Pop was a label created by the critics. I never worried about being labeled, I only worried about what I wanted to do.
EGR: So cinema was one of your big influences?
EG: Doubtless. Cinema was a fundamental part of my childhood. Later, Federico Fellini became my favorite director and I was greatly moved by his 8½. Over the sixties I often saw Antonioni and Bergman, but only because they were fashionable. I followed the crowd although I didn’t like their films. When the Di Tella Institute opened, I saw many experimental films. I clearly recall Scorpio Rising, Kenneth Anger’s film on the subculture of bikers. I also saw Andy Warhol’s Sleep, which I only saw pieces of as nothing happened. Every time I returned to the projection room the guy was still sleeping. Warhol used to say you could do whatever you wanted to during the entire screening because the protagonist would never wake up.
The first time I saw works by Warhol and Roy Lichtenstein was during my first trip to New York in 1967. I was in awe.
EGR: Di Tella was more than an exhibition center for you.
EG: Di Tella Institute meant a lot to anyone who became close to it. It was a commotion in our cultural scene, unlike anything we had known. Everything was new and you either loved it or rejected it. Suddenly all cultural production seemed old. Director Jorge Romero Brest was one of my best friends and masters. He believed in me in such a way that he made me lose most of my insecurities. His exhibitions shaped the cultural scene of the country. His basic selection criteria sought a genuine contribution by the artists. Not a delayed copy of European tendencies.
Romero Brest also pushed me into architecture. First I re-styled the apartment he shared with his wife Martita Bontempi, which followed the construction of La Casa Azul in 1971, in City Bell, in the outskirts of Buenos Aires. They lived there for over 10 years. That was featured by Pierre Restany in Domus. I received a lot of compliments from several architects. I never studied architecture—Le Corbusier and Mies van der Rohe either!—yet Amancio Williams, the best known Argentinian architect, said that I was a natural born architect, one of the best things ever said about me.
EGR: After La Casa Azul you designed 5 more houses. And now, many years later you’re designing your seventh.
EG: Yes, after La Casa Azul I designed La Casa Amarilla, La Casa Colorada, La casa de las Columnas Doradas… Argentinian architects stopped liking me after I was invited to the exhibition Transformations in Modern Architecture in New York’s MoMA in 1979.
EGR: How did you begin to do industrial design?

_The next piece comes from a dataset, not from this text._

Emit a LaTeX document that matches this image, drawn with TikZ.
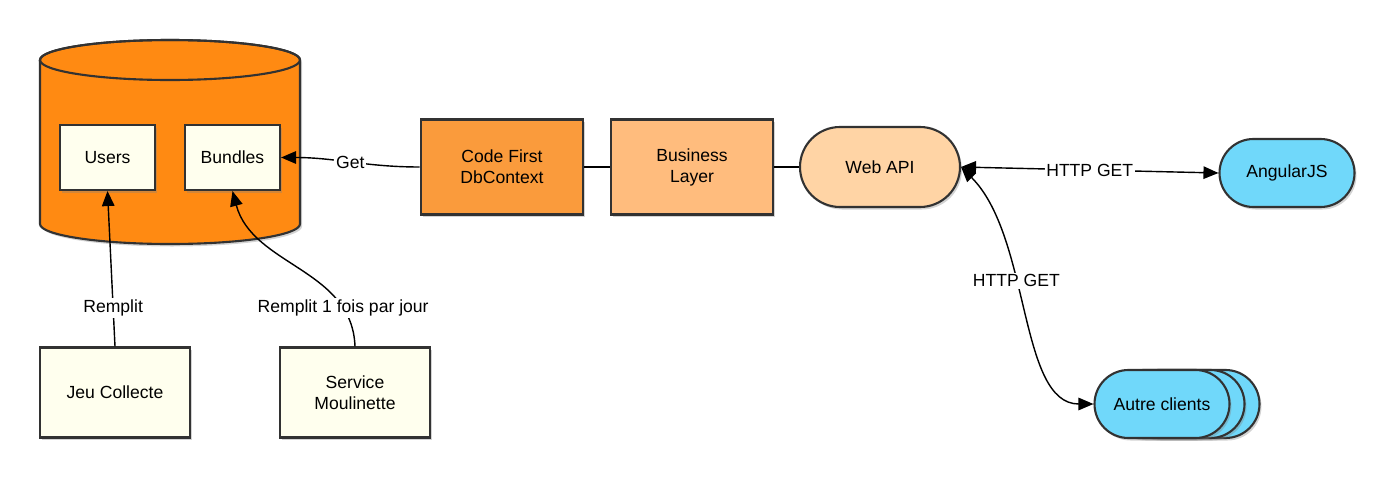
\documentclass[tikz,border=0pt]{standalone}
\usepackage{fontspec}
\setmainfont{Liberation Sans}
\usepackage{xcolor}
\usepackage{tikz}
\usetikzlibrary{arrows.meta,shadows}

\definecolor{dborange}{RGB}{255,138,18}
\definecolor{ctxorange}{RGB}{250,155,60}
\definecolor{bizorange}{RGB}{255,188,125}
\definecolor{apiorange}{RGB}{255,212,165}
\definecolor{clientblue}{RGB}{112,216,250}
\definecolor{boxcream}{RGB}{255,255,238}
\definecolor{edgegray}{RGB}{50,50,50}

\begin{document}
\begin{tikzpicture}[
        font=\fontsize{10}{12}\selectfont,
        shade/.style={drop shadow={opacity=0.35, shadow xshift=0.04cm, shadow yshift=-0.05cm}},
        table/.style={rectangle, draw=edgegray, line width=1.2pt, fill=boxcream, minimum width=1.9cm, minimum height=1.3cm, align=center, shade},
        source/.style={rectangle, draw=edgegray, line width=1.2pt, fill=boxcream, minimum width=3cm, minimum height=1.8cm, align=center, shade},
        layer/.style={rectangle, draw=edgegray, line width=1.2pt, minimum width=3.25cm, minimum height=1.9cm, align=center, shade},
        pill/.style={rectangle, rounded corners=0.68cm, draw=edgegray, line width=1.2pt, fill=clientblue, minimum width=2.7cm, minimum height=1.36cm, align=center, shade},
        lbl/.style={fill=white, inner sep=1pt},
        tip/.tip={Triangle[length=0.3cm, width=0.25cm]},
        arrow/.style={-tip, line width=0.8pt},
        both/.style={tip-tip, line width=0.8pt},
        link/.style={line width=0.8pt}
    ]
        \useasboundingbox (0,0) rectangle (27.9,9.6);

        % database
        \path[fill=dborange, draw=edgegray, line width=1.2pt, shade] (0.8,8.4) -- (0.8,5.12)
            arc[start angle=180, end angle=360, x radius=2.6, y radius=0.4] -- (6.0,8.4)
            arc[start angle=0, end angle=180, x radius=2.6, y radius=0.4] -- cycle;
        \draw[edgegray, line width=1.2pt] (3.4,8.4) ellipse[x radius=2.6, y radius=0.4];

        \node[table] (users) at (2.15,6.45) {Users};
        \node[table] (bundles) at (4.65,6.45) {Bundles};

        \node[layer, fill=ctxorange] (context) at (10.04,6.26) {Code First\\DbContext};
        \node[layer, fill=bizorange] (business) at (13.84,6.26) {Business\\Layer};
        \node[pill, fill=apiorange, minimum width=3.2cm, minimum height=1.6cm, rounded corners=0.8cm] (webapi) at (17.6,6.26) {Web API};
        \node[pill] (angular) at (25.74,6.14) {AngularJS};

        \node[pill] (clients3) at (23.84,1.52) {};
        \node[pill] (clients2) at (23.54,1.52) {};
        \node[pill] (clients) at (23.24,1.52) {Autre clients};

        \node[source] (jeu) at (2.3,1.75) {Jeu Collecte};
        \node[source] (service) at (7.1,1.75) {Service\\Moulinette};

        \draw[arrow] (context.west) to[out=180, in=0] node[lbl] {Get} (bundles.east);
        \draw[link] (context) -- (business);
        \draw[link] (business) -- (webapi);
        \draw[both] (webapi.east) -- node[lbl] {HTTP GET} (angular.west);
        \draw[both] (webapi.east) .. controls +(1.4,-1.4) and +(-1.5,0) .. node[lbl, pos=0.4] {HTTP GET} (clients.west);
        \draw[arrow] (jeu.north) -- node[lbl, pos=0.25] {Remplit} (users.south);
        \draw[arrow] (service.north) to[out=92, in=-75] node[lbl, pos=0.2] {Remplit 1 fois par jour} (bundles.south);
    \end{tikzpicture}
\end{document}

EG: After the military dictatorship of 1969 first harassed Di Tella Institute’s community and eventually shut it down. Romero Brest and Martita Bontempi created Fuera de Caja (Out of the Box)
EGR: Fuera de Caja SRL, “Center for consumption Art”!
EG: Yes, the idea behind Fuera de Caja was to produce objects designed by artists and crafted by large enterprises. I worked hand in hand with important producers of porcelain, crystal and other materials. The producers were enthusiastic about my designs and that rapidly eased the processes.
EGR: Some time back, while I was planning to interview you, an Argentinian friend said to me: Great! Edgardo Giménez, the artist of happiness. Is that a recurrent nickname?
EG: No, but I love it, I’m going to start using it. My art is an antidepressant. I bet for happiness, it is almost always absent in everyday life. We need to have fun, to enjoy. One does not live forever.
People must always move towards what they want in life. I never wake up ill tempered, I always wake up happy. A friend of mine puts it much better: There are days when I wake up happy, but they are other days when I wake up very, very happy.